The first proposal introduces the Module-Lattice-Based Digital Signature Algorithm (ML-DSA), a method designed to resist quantum attacks. Digital signatures play a crucial role in verifying the authenticity of data and signatories, helping to detect unauthorized modifications. Recognizing the urgency of securing digital communications, the United States National Institute of Standards and Technology (NIST) has standardized ML-DSA under FIPS 204. Implementing this algorithm in Java would strengthen the platform’s ability to maintain data integrity and protect against evolving cyber threats.
Similarly, the second proposal focuses on the Module-Lattice-Based Key Encapsulation Mechanism (ML-KEM), which provides a secure way to exchange symmetric keys over public channels. Key encapsulation mechanisms (KEMs) are essential for protecting encrypted communications, ensuring that sensitive data remains confidential. Standardized by NIST as FIPS 203, ML-KEM offers robust protection against quantum-enabled decryption methods. By integrating this technology, Java applications can enhance the security of encrypted transactions and prevent future vulnerabilities.

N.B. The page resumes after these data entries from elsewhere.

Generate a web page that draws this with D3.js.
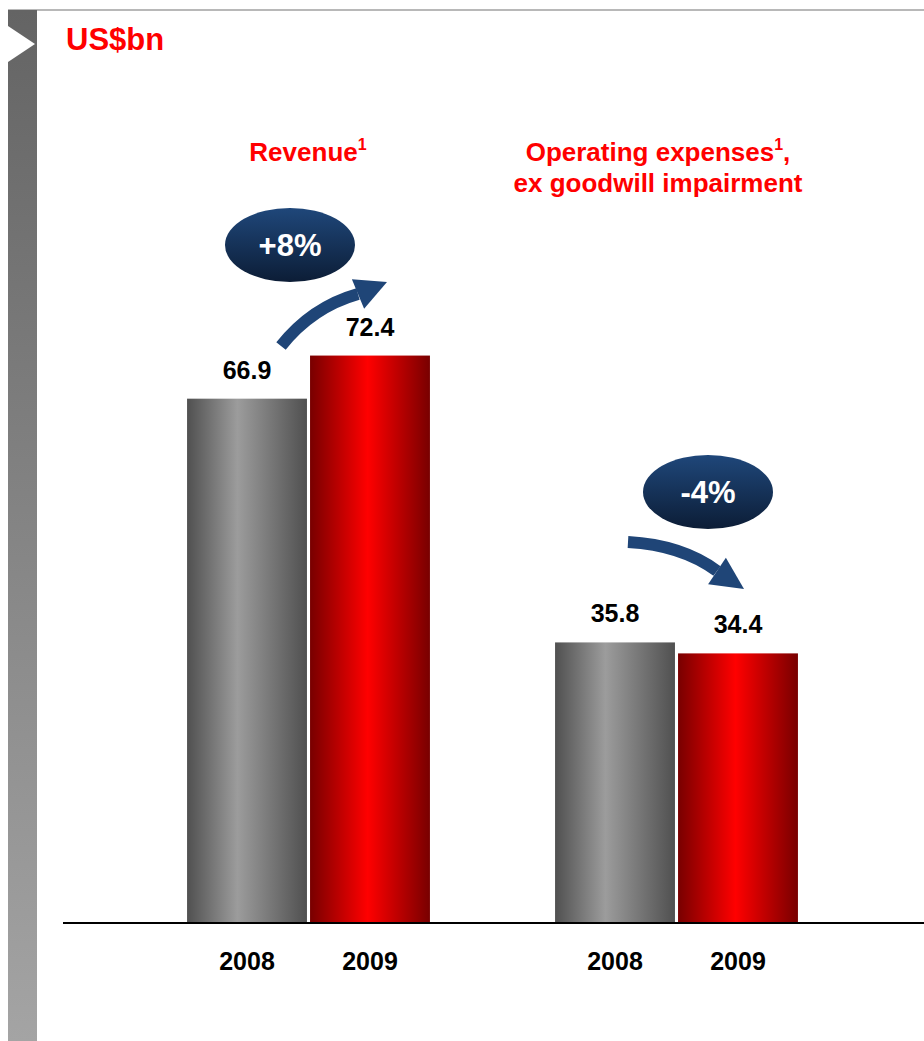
<!DOCTYPE html>
<html>
<head>
<meta charset="utf-8">
<script src="https://cdn.jsdelivr.net/npm/d3@7"></script>
<style>
  html, body { margin: 0; padding: 0; background: #fff; }
  svg { display: block; font-family: "Liberation Sans", Arial, sans-serif; }
</style>
</head>
<body>
<svg id="chart" width="924" height="1041"></svg>
<script>
// Data
const groups = ["Revenue", "Operating expenses"];
const years = ["2008", "2009"];
const revenue = [66.9, 72.4];
const opex = [35.8, 34.4];
const changes = ["+8%", "-4%"];

const svg = d3.select("#chart");
const defs = svg.append("defs");

// Gradients
function hGrad(id, edge, mid, midAt) {
  const g = defs.append("linearGradient").attr("id", id)
    .attr("x1", "0%").attr("x2", "100%").attr("y1", "0%").attr("y2", "0%");
  g.append("stop").attr("offset", "0%").attr("stop-color", edge);
  g.append("stop").attr("offset", midAt).attr("stop-color", mid);
  g.append("stop").attr("offset", "100%").attr("stop-color", edge);
}
hGrad("gradGray", "#505050", "#9c9c9c", "42%");
hGrad("gradRed", "#780000", "#ff0000", "48%");

const sideGrad = defs.append("linearGradient").attr("id", "gradSide")
  .attr("x1", "0").attr("x2", "0").attr("y1", "0").attr("y2", "1");
sideGrad.append("stop").attr("offset", "0%").attr("stop-color", "#646464");
sideGrad.append("stop").attr("offset", "100%").attr("stop-color", "#a4a4a4");

const ovalGrad = defs.append("linearGradient").attr("id", "gradOval")
  .attr("x1", "0").attr("x2", "0").attr("y1", "0").attr("y2", "1");
ovalGrad.append("stop").attr("offset", "0%").attr("stop-color", "#1f477a");
ovalGrad.append("stop").attr("offset", "100%").attr("stop-color", "#0c1d36");

// Page frame: top rule and left side band with notch
svg.append("rect").attr("x", 8).attr("y", 9).attr("width", 916).attr("height", 2).attr("fill", "#b8b8b8");
svg.append("rect").attr("x", 8).attr("y", 10).attr("width", 29).attr("height", 1031).attr("fill", "url(#gradSide)");
svg.append("path").attr("d", "M8,26 L35,44 L8,62 Z").attr("fill", "#fff");

// Unit title
svg.append("text").attr("x", 66).attr("y", 50)
  .attr("fill", "#ff0000").attr("font-weight", "bold").attr("font-size", 31)
  .text("US$bn");

// Scales
const y = d3.scaleLinear().domain([0, 80]).range([923, 296]);
const x0 = d3.scaleBand().domain(groups).range([124.5, 860.5]).paddingInner(0.34).paddingOuter(0.17);
const x1 = d3.scaleBand().domain(years).range([0, x0.bandwidth()]).paddingInner(0.025);

const data = [
  { group: groups[0], values: revenue },
  { group: groups[1], values: opex }
];

const g = svg.selectAll("g.grp").data(data).join("g")
  .attr("class", "grp")
  .attr("transform", d => `translate(${x0(d.group)},0)`);

const bars = g.selectAll("g.bar")
  .data(d => d.values.map((v, i) => ({ year: years[i], value: v })))
  .join("g").attr("class", "bar");

bars.append("rect")
  .attr("x", d => x1(d.year))
  .attr("y", d => y(d.value))
  .attr("width", x1.bandwidth())
  .attr("height", d => y(0) - y(d.value))
  .attr("fill", d => d.year === "2008" ? "url(#gradGray)" : "url(#gradRed)");

bars.append("text")
  .attr("x", d => x1(d.year) + x1.bandwidth() / 2)
  .attr("y", d => y(d.value) - 20)
  .attr("text-anchor", "middle")
  .attr("font-weight", "bold").attr("font-size", 25).attr("fill", "#000")
  .text(d => d.value.toFixed(1));

// Year labels
bars.append("text")
  .attr("x", d => x1(d.year) + x1.bandwidth() / 2)
  .attr("y", 970)
  .attr("text-anchor", "middle")
  .attr("font-weight", "bold").attr("font-size", 25).attr("fill", "#000")
  .text(d => d.year);

// Baseline
svg.append("line").attr("x1", 63).attr("x2", 924).attr("y1", y(0)).attr("y2", y(0))
  .attr("stroke", "#000").attr("stroke-width", 2);

// Group headings
const red = "#ff0000";
const h1 = svg.append("text").attr("x", 308).attr("y", 161).attr("text-anchor", "middle")
  .attr("fill", red).attr("font-weight", "bold").attr("font-size", 26);
h1.append("tspan").text("Revenue");
h1.append("tspan").attr("font-size", 16).attr("dy", -11).text("1");

const h2 = svg.append("text").attr("x", 658).attr("y", 161).attr("text-anchor", "middle")
  .attr("fill", red).attr("font-weight", "bold").attr("font-size", 26);
h2.append("tspan").text("Operating expenses");
h2.append("tspan").attr("font-size", 16).attr("dy", -11).text("1");
h2.append("tspan").attr("dy", 11).text(",");
svg.append("text").attr("x", 658).attr("y", 192).attr("text-anchor", "middle")
  .attr("fill", red).attr("font-weight", "bold").attr("font-size", 26)
  .text("ex goodwill impairment");

// Change ovals
const ovals = [
  { label: changes[0], cx: 290, cy: 245 },
  { label: changes[1], cx: 708, cy: 492 }
];
ovals.forEach(o => {
  svg.append("ellipse").attr("cx", o.cx).attr("cy", o.cy).attr("rx", 65).attr("ry", 37)
    .attr("fill", "url(#gradOval)");
  svg.append("text").attr("x", o.cx).attr("y", o.cy + 11).attr("text-anchor", "middle")
    .attr("fill", "#fff").attr("font-weight", "bold").attr("font-size", 31)
    .text(o.label);
});

// Curved arrows between bars
const arrowColor = "#1f4577";
function curvedArrow(p0, c, p1, tip, halfBase) {
  svg.append("path")
    .attr("d", `M${p0[0]},${p0[1]} Q${c[0]},${c[1]} ${p1[0]},${p1[1]}`)
    .attr("fill", "none").attr("stroke", arrowColor).attr("stroke-width", 12);
  const dx = tip[0] - p1[0], dy = tip[1] - p1[1];
  const len = Math.hypot(dx, dy);
  const nx = -dy / len, ny = dx / len;
  const b1 = [p1[0] + nx * halfBase, p1[1] + ny * halfBase];
  const b2 = [p1[0] - nx * halfBase, p1[1] - ny * halfBase];
  svg.append("path")
    .attr("d", `M${b1[0]},${b1[1]} L${tip[0]},${tip[1]} L${b2[0]},${b2[1]} Z`)
    .attr("fill", arrowColor);
}
curvedArrow([281, 346], [312, 307], [358, 294], [387, 282], 16);
curvedArrow([628, 542], [682, 545], [717, 571], [744, 589], 16);
</script>
</body>
</html>
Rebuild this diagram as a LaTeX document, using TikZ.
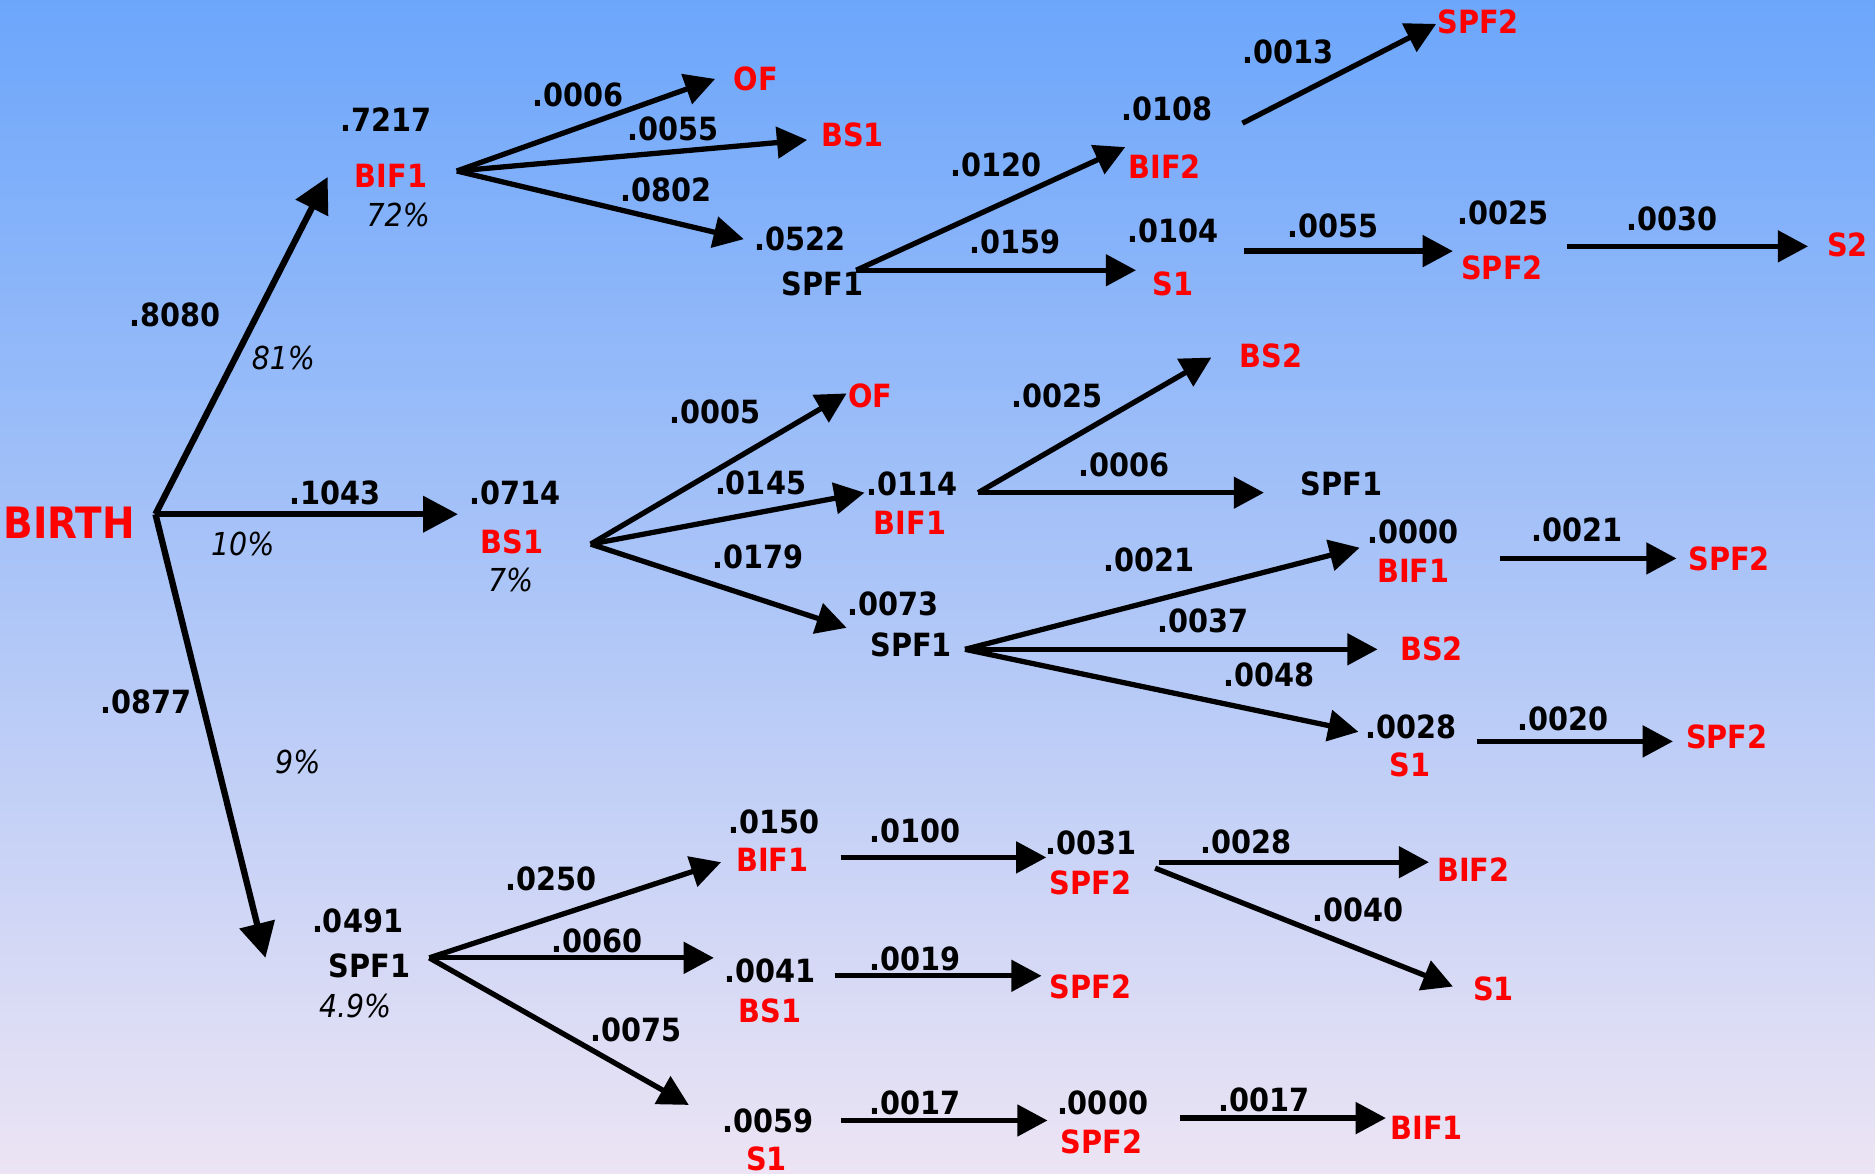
\documentclass[tikz,border=0pt]{standalone}
\usepackage{fontspec}
\usetikzlibrary{arrows.meta}
\newfontfamily\lab{DejaVu Sans Condensed}[BoldFont={DejaVu Sans Condensed Bold},ItalicFont={DejaVu Sans Condensed Oblique}]
\definecolor{skytop}{RGB}{108,166,251}
\definecolor{skymid}{RGB}{168,198,240}
\definecolor{skybot}{RGB}{236,228,244}
\definecolor{statered}{RGB}{255,0,0}
\tikzset{
  num/.style={inner sep=0pt, text=black, font=\lab\bfseries\fontsize{9.1}{11}\selectfont},
  st/.style={inner sep=0pt, text=statered, font=\lab\bfseries\fontsize{9.1}{11}\selectfont},
  stk/.style={inner sep=0pt, text=black, font=\lab\bfseries\fontsize{9.1}{11}\selectfont},
  pct/.style={inner sep=0pt, text=black, font=\lab\itshape\fontsize{9}{11}\selectfont},
  arr/.style={line width=1.5pt, -{Triangle[length=8.6pt,width=8.8pt]}},
  bigarr/.style={line width=1.8pt, -{Triangle[length=9.9pt,width=10pt]}}
}
\begin{document}
\begin{tikzpicture}[x=0.011958cm, y=-0.011958cm]
% backdrop
\shade[top color=skytop, middle color=skymid, bottom color=skybot] (0,0) rectangle (1568,981);
\useasboundingbox (0,0) rectangle (1568,981);

% ---- root ----
\node[st, font=\lab\bfseries\fontsize{12.3}{14}\selectfont] (birth) at (58,437) {BIRTH};
\coordinate (birth-o) at (130,430);

% ---- first level ----
\node[num] (p8080) at (146,263) {.8080};
\node[pct] (c81) at (237,299) {81\%};
\node[num] (p1043) at (280,412) {.1043};
\node[pct] (c10) at (203,455) {10\%};
\node[num] (p0877) at (122,587) {.0877};
\node[pct] (c9) at (249,637) {9\%};

\node[num] (v7217) at (323,100) {.7217};
\node[st] (bif1a) at (327,147) {BIF1};
\node[pct] (c72) at (333,180) {72\%};
\coordinate (bif1a-i) at (274,148);
\coordinate (bif1a-o) at (382,143);

\node[num] (v0714) at (431,412) {.0714};
\node[st] (bs1a) at (428,453) {BS1};
\node[pct] (c7) at (427,485) {7\%};
\coordinate (bs1a-i) at (383,430);
\coordinate (bs1a-o) at (494,455);

\node[num] (v0491) at (299,770) {.0491};
\node[stk] (spf1c) at (309,808) {SPF1};
\node[pct] (c49) at (297,841) {4.9\%};
\coordinate (spf1c-i) at (222,801);
\coordinate (spf1c-o) at (359,801);

\draw[bigarr] (birth-o) -- (bif1a-i);
\draw[bigarr] (birth-o) -- (bs1a-i);
\draw[bigarr] (birth-o) -- (spf1c-i);

% ---- BIF1 branch ----
\node[num] (p0006a) at (483,79) {.0006};
\node[st] (ofa) at (632,66) {OF};
\node[num] (p0055a) at (563,108) {.0055};
\node[st] (bs1b) at (713,113) {BS1};
\node[num] (p0802) at (557,159) {.0802};
\node[num] (v0522) at (669,200) {.0522};
\node[stk] (spf1a) at (688,237) {SPF1};
\coordinate (ofa-i) at (598,66);
\coordinate (bs1b-i) at (675,117);
\coordinate (spf1a-i) at (622,200);
\coordinate (spf1a-o) at (716,226);
\draw[arr] (bif1a-o) -- (ofa-i);
\draw[arr] (bif1a-o) -- (bs1b-i);
\draw[arr] (bif1a-o) -- (spf1a-i);

\node[num] (p0120) at (833,138) {.0120};
\node[num] (v0108) at (976,91) {.0108};
\node[st] (bif2a) at (974,139) {BIF2};
\node[num] (p0159) at (849,202) {.0159};
\node[num] (v0104) at (981,193) {.0104};
\node[st] (s1a) at (981,237) {S1};
\coordinate (bif2a-i) at (941,123);
\coordinate (bif2a-o) at (1039,103);
\coordinate (s1a-i) at (950,226);
\coordinate (s1a-o) at (1040,210);
\draw[arr] (spf1a-o) -- (bif2a-i);
\draw[arr] (spf1a-o) -- (s1a-i);

\node[num] (p0013) at (1077,43) {.0013};
\node[st] (spf2a) at (1236,18) {SPF2};
\coordinate (spf2a-i) at (1201,20);
\draw[arr] (bif2a-o) -- (spf2a-i);

\node[num] (p0055b) at (1115,189) {.0055};
\node[num] (v0025) at (1257,178) {.0025};
\node[st] (spf2b) at (1256,224) {SPF2};
\coordinate (spf2b-i) at (1215,210);
\coordinate (spf2b-o) at (1310,206);
\draw[arr] (s1a-o) -- (spf2b-i);

\node[num] (p0030) at (1398,183) {.0030};
\node[st] (s2a) at (1545,205) {S2};
\coordinate (s2a-i) at (1512,206);
\draw[arr] (spf2b-o) -- (s2a-i);

% ---- BS1 branch ----
\node[num] (p0005) at (598,344) {.0005};
\node[st] (ofb) at (728,331) {OF};
\node[num] (p0145) at (636,404) {.0145};
\node[num] (v0114) at (763,405) {.0114};
\node[st] (bif1b) at (761,437) {BIF1};
\node[num] (p0179) at (634,466) {.0179};
\node[num] (v0073) at (747,505) {.0073};
\node[stk] (spf1b) at (762,539) {SPF1};
\coordinate (ofb-i) at (708,329);
\coordinate (bif1b-i) at (723,412);
\coordinate (bif1b-o) at (818,412);
\coordinate (spf1b-i) at (708,525);
\coordinate (spf1b-o) at (807,543);
\draw[arr] (bs1a-o) -- (ofb-i);
\draw[arr] (bs1a-o) -- (bif1b-i);
\draw[arr] (bs1a-o) -- (spf1b-i);

\node[num] (p0025) at (884,331) {.0025};
\node[st] (bs2a) at (1063,298) {BS2};
\node[num] (p0006b) at (940,389) {.0006};
\node[stk] (spf1d) at (1122,405) {SPF1};
\coordinate (bs2a-i) at (1013,299);
\coordinate (spf1d-i) at (1057,412);
\draw[arr] (bif1b-o) -- (bs2a-i);
\draw[arr] (bif1b-o) -- (spf1d-i);

\node[num] (p0021a) at (961,468) {.0021};
\node[num] (v0000a) at (1182,445) {.0000};
\node[st] (bif1c) at (1182,477) {BIF1};
\node[num] (p0037) at (1006,519) {.0037};
\node[st] (bs2b) at (1197,543) {BS2};
\node[num] (p0048) at (1061,564) {.0048};
\node[num] (v0028a) at (1180,608) {.0028};
\node[st] (s1b) at (1179,640) {S1};
\coordinate (bif1c-i) at (1137,458);
\coordinate (bif1c-o) at (1254,467);
\coordinate (bs2b-i) at (1152,543);
\coordinate (s1b-i) at (1136,612);
\coordinate (s1b-o) at (1235,620);
\draw[arr] (spf1b-o) -- (bif1c-i);
\draw[arr] (spf1b-o) -- (bs2b-i);
\draw[arr] (spf1b-o) -- (s1b-i);

\node[num] (p0021b) at (1319,443) {.0021};
\node[st] (spf2c) at (1446,467) {SPF2};
\coordinate (spf2c-i) at (1402,467);
\draw[arr] (bif1c-o) -- (spf2c-i);

\node[num] (p0020) at (1307,601) {.0020};
\node[st] (spf2d) at (1444,616) {SPF2};
\coordinate (spf2d-i) at (1399,620);
\draw[arr] (s1b-o) -- (spf2d-i);

% ---- SPF1 branch ----
\node[num] (p0250) at (461,735) {.0250};
\node[num] (v0150) at (647,687) {.0150};
\node[st] (bif1d) at (646,719) {BIF1};
\node[num] (p0060) at (499,787) {.0060};
\node[num] (v0041) at (644,812) {.0041};
\node[st] (bs1c) at (644,845) {BS1};
\node[num] (p0075) at (532,861) {.0075};
\node[num] (v0059) at (642,937) {.0059};
\node[st] (s1c) at (641,969) {S1};
\coordinate (bif1d-i) at (603,721);
\coordinate (bif1d-o) at (703,717);
\coordinate (bs1c-i) at (597,801);
\coordinate (bs1c-o) at (698,816);
\coordinate (s1c-i) at (576,924);
\coordinate (s1c-o) at (703,937);
\draw[arr] (spf1c-o) -- (bif1d-i);
\draw[arr] (spf1c-o) -- (bs1c-i);
\draw[arr] (spf1c-o) -- (s1c-i);

\node[num] (p0100) at (765,695) {.0100};
\node[num] (v0031) at (912,705) {.0031};
\node[st] (spf2e) at (912,738) {SPF2};
\coordinate (spf2e-i) at (875,717);
\coordinate (spf2e-o1) at (969,721);
\coordinate (spf2e-o2) at (966,726);
\draw[arr] (bif1d-o) -- (spf2e-i);

\node[num] (p0028) at (1042,704) {.0028};
\node[st] (bif2b) at (1232,727) {BIF2};
\node[num] (p0040) at (1136,761) {.0040};
\node[st] (s1d) at (1249,827) {S1};
\coordinate (bif2b-i) at (1195,721);
\coordinate (s1d-i) at (1215,825);
\draw[arr] (spf2e-o1) -- (bif2b-i);
\draw[arr] (spf2e-o2) -- (s1d-i);

\node[num] (p0019) at (765,802) {.0019};
\node[st] (spf2f) at (912,825) {SPF2};
\coordinate (spf2f-i) at (871,816);
\draw[arr] (bs1c-o) -- (spf2f-i);

\node[num] (p0017a) at (765,922) {.0017};
\node[num] (v0000b) at (922,922) {.0000};
\node[st] (spf2g) at (921,955) {SPF2};
\coordinate (spf2g-i) at (876,937);
\coordinate (spf2g-o) at (987,935);
\draw[arr] (s1c-o) -- (spf2g-i);

\node[num] (p0017b) at (1057,920) {.0017};
\node[st] (bif1e) at (1193,943) {BIF1};
\coordinate (bif1e-i) at (1159,935);
\draw[arr] (spf2g-o) -- (bif1e-i);
\end{tikzpicture}
\end{document}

These initiatives are crucial because quantum computing poses a direct threat to widely used public-key cryptographic algorithms. Shor’s algorithm, when executed on a sufficiently powerful quantum computer, could break conventional encryption schemes in a matter of hours. Java applications rely on these algorithms for securing JAR files and establishing safe network connections. While large-scale quantum computers are not yet a reality, the transition to quantum-resistant cryptography is imperative. By adopting ML-DSA and ML-KEM, Java developers can proactively safeguard their applications against future cryptographic threats.